Poignée de main entre deux professionnels en entreprise

Agir sans attendre : conseils pratiques et recours pour protéger votre situation

Rester immobile face à un licenciement silencieux équivaut à laisser la situation se dégrader. Dès les premiers signes d’isolement, de retrait de missions ou de perte de contact avec l’équipe, commencez par consigner chaque fait. Constituez un dossier chronologique : archivez courriels, messages internes, convocations ou comptes rendus d’entretien. Ce recueil précis sera précieux en cas de recours.

N’hésitez pas à demander un entretien formel avec votre supérieur hiérarchique. Exposez les faits de manière factuelle, questionnez sur l’évolution de votre poste et formulez vos attentes. Si le dialogue reste stérile, rapprochez-vous du service RH ou du CSE (comité social et économique).
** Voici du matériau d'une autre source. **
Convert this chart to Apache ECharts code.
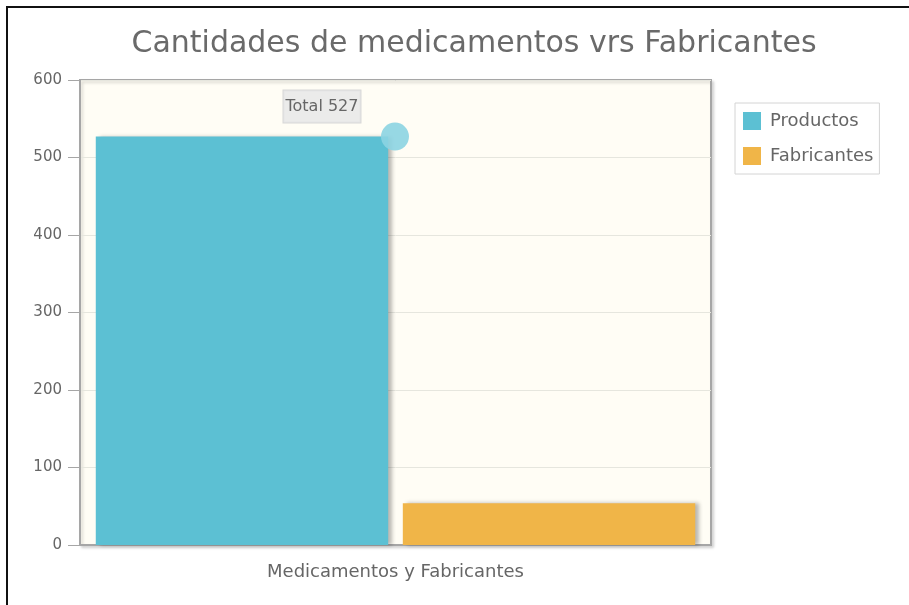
<!DOCTYPE html>
<html>
<head>
<meta charset="utf-8">
<script src="https://cdn.jsdelivr.net/npm/echarts@6/dist/echarts.min.js"></script>
<style>
  html, body { margin: 0; padding: 0; background: #ffffff; }
  #frame { position: absolute; left: 6px; top: 6px; width: 903px; height: 599px;
           border-top: 2px solid #111; border-left: 2px solid #111; box-sizing: border-box; }
  #chart { position: absolute; left: 0; top: 0; width: 909px; height: 605px; }
</style>
</head>
<body>
<div id="frame"></div>
<div id="chart"></div>
<script>
const titleText = 'Cantidades de medicamentos vrs Fabricantes';
const categories = ['Medicamentos y Fabricantes'];
const seriesNames = ['Productos', 'Fabricantes'];
const productos = [527];
const fabricantes = [54];
const yTicks = { min: 0, max: 600, interval: 100 };

const chart = echarts.init(document.getElementById('chart'));
const font = 'DejaVu Sans';

const barShadow = {
  shadowColor: 'rgba(0,0,0,0.28)',
  shadowBlur: 4,
  shadowOffsetX: 4,
  shadowOffsetY: 0
};

chart.setOption({
  animation: false,
  textStyle: { fontFamily: font },
  title: {
    text: titleText,
    left: 469,
    top: 24,
    textAlign: 'center',
    textStyle: { fontFamily: font, fontSize: 30, fontWeight: 'normal', color: '#6a6a6a' }
  },
  legend: {
    orient: 'vertical',
    left: 735,
    top: 103,
    padding: [7, 6, 7, 6],
    itemGap: 13,
    itemWidth: 20,
    itemHeight: 20,
    icon: 'rect',
    itemStyle: { borderColor: '#ffffff', borderWidth: 2 },
    backgroundColor: '#ffffff',
    borderColor: '#d4d4d4',
    borderWidth: 1,
    textStyle: { fontFamily: font, fontSize: 18, color: '#666666', padding: [0, 0, 0, 3] },
    data: seriesNames
  },
  grid: {
    left: 80, right: 198, top: 80, bottom: 60,
    show: true,
    backgroundColor: '#fffdf5',
    borderColor: '#a6a6a6',
    borderWidth: 2,
    shadowColor: 'rgba(0,0,0,0.15)',
    shadowBlur: 3,
    shadowOffsetX: 2,
    shadowOffsetY: 2
  },
  xAxis: {
    type: 'category',
    data: categories,
    axisLine: { lineStyle: { color: '#a6a6a6', width: 2 } },
    axisTick: { show: false },
    axisLabel: { fontFamily: font, fontSize: 18, color: '#666666', margin: 18 }
  },
  yAxis: {
    type: 'value',
    min: yTicks.min,
    max: yTicks.max,
    interval: yTicks.interval,
    axisLine: { show: true, lineStyle: { color: '#a6a6a6', width: 2 } },
    axisTick: { show: true, length: 12, lineStyle: { color: '#a6a6a6' } },
    axisLabel: { fontFamily: font, fontSize: 15, color: '#666666', margin: 18 },
    splitLine: { lineStyle: { color: '#e6e6de', width: 1 } }
  },
  series: [
    {
      name: seriesNames[0],
      type: 'bar',
      data: productos,
      barGap: '5%',
      barCategoryGap: '5%',
      itemStyle: Object.assign({ color: '#5cc0d3' }, barShadow),
      markPoint: {
        data: [{ type: 'max' }],
        symbol: 'circle',
        symbolSize: 28,
        symbolOffset: [153, 0],
        itemStyle: { color: 'rgba(140,212,226,0.9)' },
        label: {
          show: true,
          position: 'inside',
          offset: [-73, -30],
          formatter: 'Total {c}',
          fontFamily: font,
          fontSize: 16,
          color: '#666666',
          backgroundColor: 'rgba(232,232,232,0.85)',
          borderColor: '#d8d8d8',
          borderWidth: 1,
          padding: [8, 2, 8, 2]
        }
      }
    },
    {
      name: seriesNames[1],
      type: 'bar',
      data: fabricantes,
      barGap: '5%',
      barCategoryGap: '5%',
      itemStyle: Object.assign({ color: '#f0b548' }, barShadow)
    }
  ]
});
</script>
</body>
</html>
Ces interlocuteurs jouent un rôle de médiateur et peuvent alerter sur des pratiques déviantes, notamment en matière de harcèlement moral.

Pour évaluer les marges de manœuvre et sécuriser votre démarche, consulter un avocat spécialiste du droit du travail est souvent judicieux. Cet expert peut analyser la légalité des mesures prises par l’employeur, estimer la solidité d’un dossier devant le conseil de prud’hommes et vous accompagner dans la rédaction de courriers ou de mises en demeure.

Pour une gestion efficace et lucide de la situation, voici les réflexes à adopter :

  • Consignez toute modification de votre environnement ou de vos missions
  • Sollicitez les relais internes : RH, CSE, voire CHSCT si l’entreprise en dispose
  • Rompez l’isolement : échangez avec des collègues de confiance, demandez des avis extérieurs

La formation managériale et une communication ouverte constituent des remparts contre ces dérives. Mais si le processus est enclenché, il faut agir rapidement : la sauvegarde de vos droits et de votre protection sociale en dépend.

Face à la tentation du silence, mieux vaut faire entendre sa voix. Rester acteur de son histoire professionnelle, c’est refuser que le bureau devienne une salle d’attente où l’on s’efface à petit feu.